Parallel programs inspired by this exhibition include the artist in conversation, exhibition tours, and a night of poetry and music featuring David Deliscia, Joshua "Scribe" Watkis and DJ Grumps.
Unfolding Worlds and An Ocean to Livity are on view from Feb. 1 to April 26. The Goldfarb Gallery is located at 83a York Blvd., Toronto. It is free and open to the public Tuesday to Saturday from 12 to 5 p.m. The new gallery is a one-storey accessible building metres away from York University Station on Line 1 where there is a Wheel-Trans on the north entrance. For those who drive, there is paid street parking on Fine Arts Rd. or at the Student Services Parking Garage (84 James Gillies St.). For more information, visit The Goldfarb Gallery's website.
Parallel Programming Point Of View 30-Minute Gallery Talks
Wednesday, Feb. 12 from 12:30 to 1 p.m.: An Ocean to Livity with Allyson Adley, education and community engagement coordinator, The Joan and Martin Goldfarb Gallery
Allyson Adley develops educational programs that bolster the work of youth-led and youth-serving organizations engaged in hip hop, music, and performance. The programs she designs provide enriching arts employment, mentorship and professional development experiences that help artists build and sustain their practice. For the Toronto iteration of Charles Campbell: An Ocean to Livity, Adley has been integral in developing the poetic component, inviting poets to co-facilitate the expansion of the Black Breath Archive and to create poetry in response to their experiences.

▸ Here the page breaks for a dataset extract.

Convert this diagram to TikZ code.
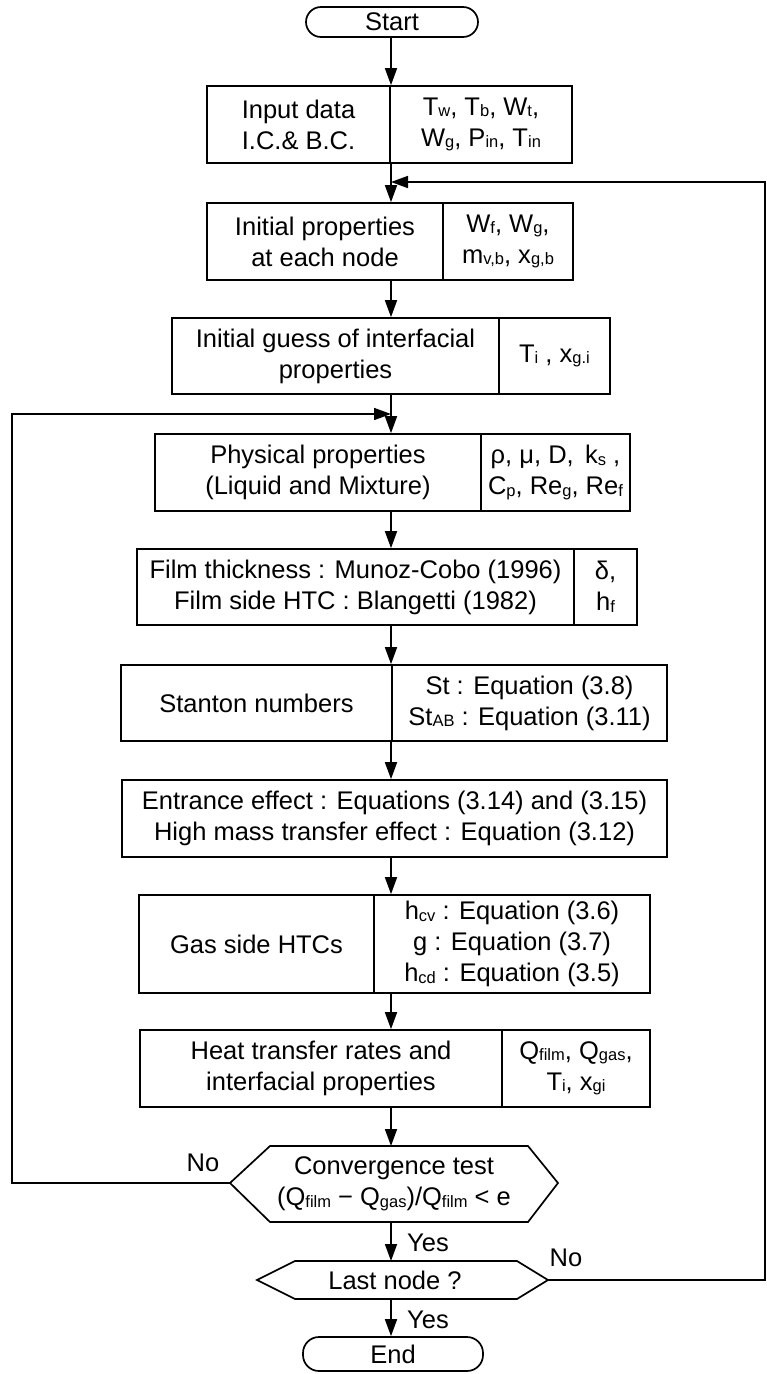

Wed. Feb. 26 from 12:30 to 1 p.m.: Unfolding Worlds with Mehraneh Ebrahimi, associate professor, Faculty of Liberal Arts and Professional Studies
Mehraneh Ebrahimi is an associate professor of English whose area of specialization encompasses Middle Eastern diasporic writing with an emphasis on aesthetics, ethics and politics. Ebrahimi is the author of Women, Art and Literature in the Iranian Diaspora. Her forthcoming book project is titled Refugee Literature: Dignity, Agency, & Voice in Iranian Exilic Life Writing.
Wednesday, March 12 from 12:30 to 1 p.m.: An Ocean to Livity with Ola Mohammed, assistant professor, Faculty of Liberal Arts and Professional Studies
Ola Mohammed specializes in interdisciplinary research exploring Black cultural production, Black social life, and Black being as sites of possibility. Her manuscript, "The Black Nowhere: The Social and Cultural Politics of Listening to Black Canada(s)," examines the sonic dimension of anti-Blackness in Canada. Her research interests include Black Popular Music, Black Studies, Sound Studies, Diaspora Studies, Performance Theory, and Digital Culture.
Wednesday, March 26 from 12:30 to 1 p.m.: Unfolding Worlds with Felicia Mings, curator, The Joan and Martin Goldfarb Gallery
Felicia Mings is a curator at The Goldfarb Gallery. She focuses on interpreting and presenting modern and contemporary art with an emphasis on arts of Africa and the Caribbean, along with their diasporas. Mings' recent curatorial projects include the Toronto iteration of Charles Campbell's An Ocean to Livity, Maryam Taghavi's Unfolding Worlds, Dele Adeyemo's From Longhouse to Highrise: The Course of Empire (2023), and Meleko Mokgosi's Imaging Imaginations (2023).
The Joan and Martin Goldfarb Gallery of York University is a socially minded, not-for-profit contemporary art gallery. A supported unit of York University within the President's Division, it is a space for the creation and appreciation of art and culture. The Goldfarb Gallery is externally funded as a public art gallery through the Canada Council for the Arts, the Ontario Arts Council, the Toronto Arts Council, local and international foundations, embassies, and members who support its programs.